GIVEN EXERCISE:
Give the data again exactly as written, skipping any pictures.

DATA:
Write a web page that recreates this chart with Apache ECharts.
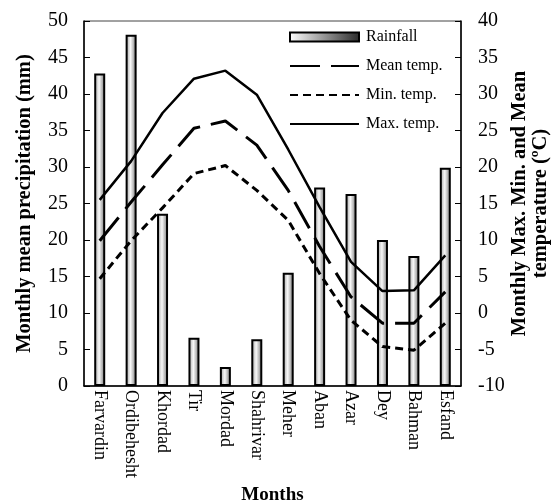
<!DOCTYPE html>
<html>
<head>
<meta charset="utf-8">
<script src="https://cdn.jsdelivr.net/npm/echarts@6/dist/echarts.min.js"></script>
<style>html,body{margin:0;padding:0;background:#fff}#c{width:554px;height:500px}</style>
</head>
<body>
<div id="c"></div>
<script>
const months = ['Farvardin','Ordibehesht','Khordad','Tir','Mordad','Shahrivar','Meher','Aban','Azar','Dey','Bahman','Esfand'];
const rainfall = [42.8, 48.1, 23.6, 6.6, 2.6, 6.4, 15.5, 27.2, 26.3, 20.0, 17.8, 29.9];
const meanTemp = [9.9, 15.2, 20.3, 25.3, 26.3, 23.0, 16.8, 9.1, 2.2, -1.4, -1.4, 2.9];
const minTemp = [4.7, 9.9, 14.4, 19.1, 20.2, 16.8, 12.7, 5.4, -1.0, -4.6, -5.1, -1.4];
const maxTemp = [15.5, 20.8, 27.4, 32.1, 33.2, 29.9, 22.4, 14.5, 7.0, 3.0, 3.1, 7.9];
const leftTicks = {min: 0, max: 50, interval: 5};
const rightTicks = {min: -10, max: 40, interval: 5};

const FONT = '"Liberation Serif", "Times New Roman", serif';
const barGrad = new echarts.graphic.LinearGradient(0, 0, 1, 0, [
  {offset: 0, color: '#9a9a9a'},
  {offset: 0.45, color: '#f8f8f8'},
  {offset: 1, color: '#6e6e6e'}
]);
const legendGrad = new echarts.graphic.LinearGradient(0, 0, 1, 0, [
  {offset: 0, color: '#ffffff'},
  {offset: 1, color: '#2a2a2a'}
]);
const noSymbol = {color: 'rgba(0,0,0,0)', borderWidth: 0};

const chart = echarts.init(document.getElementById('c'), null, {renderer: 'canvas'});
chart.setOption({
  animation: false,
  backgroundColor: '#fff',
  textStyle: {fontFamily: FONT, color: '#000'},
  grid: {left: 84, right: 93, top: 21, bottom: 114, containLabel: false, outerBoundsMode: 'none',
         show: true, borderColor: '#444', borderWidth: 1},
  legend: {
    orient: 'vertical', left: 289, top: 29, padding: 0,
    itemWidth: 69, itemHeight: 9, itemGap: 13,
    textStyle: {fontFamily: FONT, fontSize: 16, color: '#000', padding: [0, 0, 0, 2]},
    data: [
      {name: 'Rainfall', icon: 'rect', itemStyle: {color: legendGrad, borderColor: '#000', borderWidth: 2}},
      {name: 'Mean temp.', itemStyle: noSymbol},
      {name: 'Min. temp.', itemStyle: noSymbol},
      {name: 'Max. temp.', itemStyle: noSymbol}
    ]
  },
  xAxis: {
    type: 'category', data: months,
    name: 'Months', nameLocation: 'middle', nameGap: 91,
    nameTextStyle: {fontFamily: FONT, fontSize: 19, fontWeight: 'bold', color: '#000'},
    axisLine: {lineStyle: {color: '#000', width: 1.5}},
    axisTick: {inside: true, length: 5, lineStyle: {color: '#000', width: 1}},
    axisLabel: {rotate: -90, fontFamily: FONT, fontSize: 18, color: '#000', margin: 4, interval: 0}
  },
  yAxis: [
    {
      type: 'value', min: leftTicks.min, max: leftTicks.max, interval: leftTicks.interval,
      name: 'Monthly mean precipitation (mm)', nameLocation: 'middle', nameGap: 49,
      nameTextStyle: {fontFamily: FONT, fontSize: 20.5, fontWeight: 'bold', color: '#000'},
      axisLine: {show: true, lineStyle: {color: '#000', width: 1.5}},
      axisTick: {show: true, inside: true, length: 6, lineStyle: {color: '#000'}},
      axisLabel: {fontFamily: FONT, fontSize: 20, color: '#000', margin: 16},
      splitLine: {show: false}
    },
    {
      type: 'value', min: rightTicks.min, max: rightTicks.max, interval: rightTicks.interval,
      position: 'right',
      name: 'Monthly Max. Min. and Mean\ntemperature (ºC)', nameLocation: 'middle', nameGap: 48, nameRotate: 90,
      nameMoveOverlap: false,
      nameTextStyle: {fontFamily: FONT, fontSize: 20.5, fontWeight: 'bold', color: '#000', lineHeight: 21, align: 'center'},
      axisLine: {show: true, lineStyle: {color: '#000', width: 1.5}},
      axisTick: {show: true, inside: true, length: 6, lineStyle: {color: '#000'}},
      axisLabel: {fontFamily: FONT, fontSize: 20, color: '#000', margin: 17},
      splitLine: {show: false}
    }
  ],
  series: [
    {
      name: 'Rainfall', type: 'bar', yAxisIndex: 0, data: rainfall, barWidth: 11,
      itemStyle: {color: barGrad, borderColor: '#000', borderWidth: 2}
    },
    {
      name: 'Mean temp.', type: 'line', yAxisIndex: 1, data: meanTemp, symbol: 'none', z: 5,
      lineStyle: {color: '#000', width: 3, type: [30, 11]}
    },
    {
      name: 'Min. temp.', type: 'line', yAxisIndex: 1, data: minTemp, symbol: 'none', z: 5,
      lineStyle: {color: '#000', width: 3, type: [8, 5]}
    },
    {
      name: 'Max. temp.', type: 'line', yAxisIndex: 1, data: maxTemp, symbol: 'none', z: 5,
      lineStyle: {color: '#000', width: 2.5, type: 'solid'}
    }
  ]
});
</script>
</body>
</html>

OUTPUT FOR THIS EXERCISE:
Write a web page that recreates this chart with Apache ECharts.
<!DOCTYPE html>
<html>
<head>
<meta charset="utf-8">
<script src="https://cdn.jsdelivr.net/npm/echarts@6/dist/echarts.min.js"></script>
<style>html,body{margin:0;padding:0;background:#fff}#c{width:554px;height:500px}</style>
</head>
<body>
<div id="c"></div>
<script>
const months = ['Farvardin','Ordibehesht','Khordad','Tir','Mordad','Shahrivar','Meher','Aban','Azar','Dey','Bahman','Esfand'];
const rainfall = [42.8, 48.1, 23.6, 6.6, 2.6, 6.4, 15.5, 27.2, 26.3, 20.0, 17.8, 29.9];
const meanTemp = [9.9, 15.2, 20.3, 25.3, 26.3, 23.0, 16.8, 9.1, 2.2, -1.4, -1.4, 2.9];
const minTemp = [4.7, 9.9, 14.4, 19.1, 20.2, 16.8, 12.7, 5.4, -1.0, -4.6, -5.1, -1.4];
const maxTemp = [15.5, 20.8, 27.4, 32.1, 33.2, 29.9, 22.4, 14.5, 7.0, 3.0, 3.1, 7.9];
const leftTicks = {min: 0, max: 50, interval: 5};
const rightTicks = {min: -10, max: 40, interval: 5};

const FONT = '"Liberation Serif", "Times New Roman", serif';
const barGrad = new echarts.graphic.LinearGradient(0, 0, 1, 0, [
  {offset: 0, color: '#9a9a9a'},
  {offset: 0.45, color: '#f8f8f8'},
  {offset: 1, color: '#6e6e6e'}
]);
const legendGrad = new echarts.graphic.LinearGradient(0, 0, 1, 0, [
  {offset: 0, color: '#ffffff'},
  {offset: 1, color: '#2a2a2a'}
]);
const noSymbol = {color: 'rgba(0,0,0,0)', borderWidth: 0};

const chart = echarts.init(document.getElementById('c'), null, {renderer: 'canvas'});
chart.setOption({
  animation: false,
  backgroundColor: '#fff',
  textStyle: {fontFamily: FONT, color: '#000'},
  grid: {left: 84, right: 93, top: 21, bottom: 114, containLabel: false, outerBoundsMode: 'none',
         show: true, borderColor: '#444', borderWidth: 1},
  legend: {
    orient: 'vertical', left: 289, top: 29, padding: 0,
    itemWidth: 69, itemHeight: 9, itemGap: 13,
    textStyle: {fontFamily: FONT, fontSize: 16, color: '#000', padding: [0, 0, 0, 2]},
    data: [
      {name: 'Rainfall', icon: 'rect', itemStyle: {color: legendGrad, borderColor: '#000', borderWidth: 2}},
      {name: 'Mean temp.', itemStyle: noSymbol},
      {name: 'Min. temp.', itemStyle: noSymbol},
      {name: 'Max. temp.', itemStyle: noSymbol}
    ]
  },
  xAxis: {
    type: 'category', data: months,
    name: 'Months', nameLocation: 'middle', nameGap: 91,
    nameTextStyle: {fontFamily: FONT, fontSize: 19, fontWeight: 'bold', color: '#000'},
    axisLine: {lineStyle: {color: '#000', width: 1.5}},
    axisTick: {inside: true, length: 5, lineStyle: {color: '#000', width: 1}},
    axisLabel: {rotate: -90, fontFamily: FONT, fontSize: 18, color: '#000', margin: 4, interval: 0}
  },
  yAxis: [
    {
      type: 'value', min: leftTicks.min, max: leftTicks.max, interval: leftTicks.interval,
      name: 'Monthly mean precipitation (mm)', nameLocation: 'middle', nameGap: 49,
      nameTextStyle: {fontFamily: FONT, fontSize: 20.5, fontWeight: 'bold', color: '#000'},
      axisLine: {show: true, lineStyle: {color: '#000', width: 1.5}},
      axisTick: {show: true, inside: true, length: 6, lineStyle: {color: '#000'}},
      axisLabel: {fontFamily: FONT, fontSize: 20, color: '#000', margin: 16},
      splitLine: {show: false}
    },
    {
      type: 'value', min: rightTicks.min, max: rightTicks.max, interval: rightTicks.interval,
      position: 'right',
      name: 'Monthly Max. Min. and Mean\ntemperature (ºC)', nameLocation: 'middle', nameGap: 48, nameRotate: 90,
      nameMoveOverlap: false,
      nameTextStyle: {fontFamily: FONT, fontSize: 20.5, fontWeight: 'bold', color: '#000', lineHeight: 21, align: 'center'},
      axisLine: {show: true, lineStyle: {color: '#000', width: 1.5}},
      axisTick: {show: true, inside: true, length: 6, lineStyle: {color: '#000'}},
      axisLabel: {fontFamily: FONT, fontSize: 20, color: '#000', margin: 17},
      splitLine: {show: false}
    }
  ],
  series: [
    {
      name: 'Rainfall', type: 'bar', yAxisIndex: 0, data: rainfall, barWidth: 11,
      itemStyle: {color: barGrad, borderColor: '#000', borderWidth: 2}
    },
    {
      name: 'Mean temp.', type: 'line', yAxisIndex: 1, data: meanTemp, symbol: 'none', z: 5,
      lineStyle: {color: '#000', width: 3, type: [30, 11]}
    },
    {
      name: 'Min. temp.', type: 'line', yAxisIndex: 1, data: minTemp, symbol: 'none', z: 5,
      lineStyle: {color: '#000', width: 3, type: [8, 5]}
    },
    {
      name: 'Max. temp.', type: 'line', yAxisIndex: 1, data: maxTemp, symbol: 'none', z: 5,
      lineStyle: {color: '#000', width: 2.5, type: 'solid'}
    }
  ]
});
</script>
</body>
</html>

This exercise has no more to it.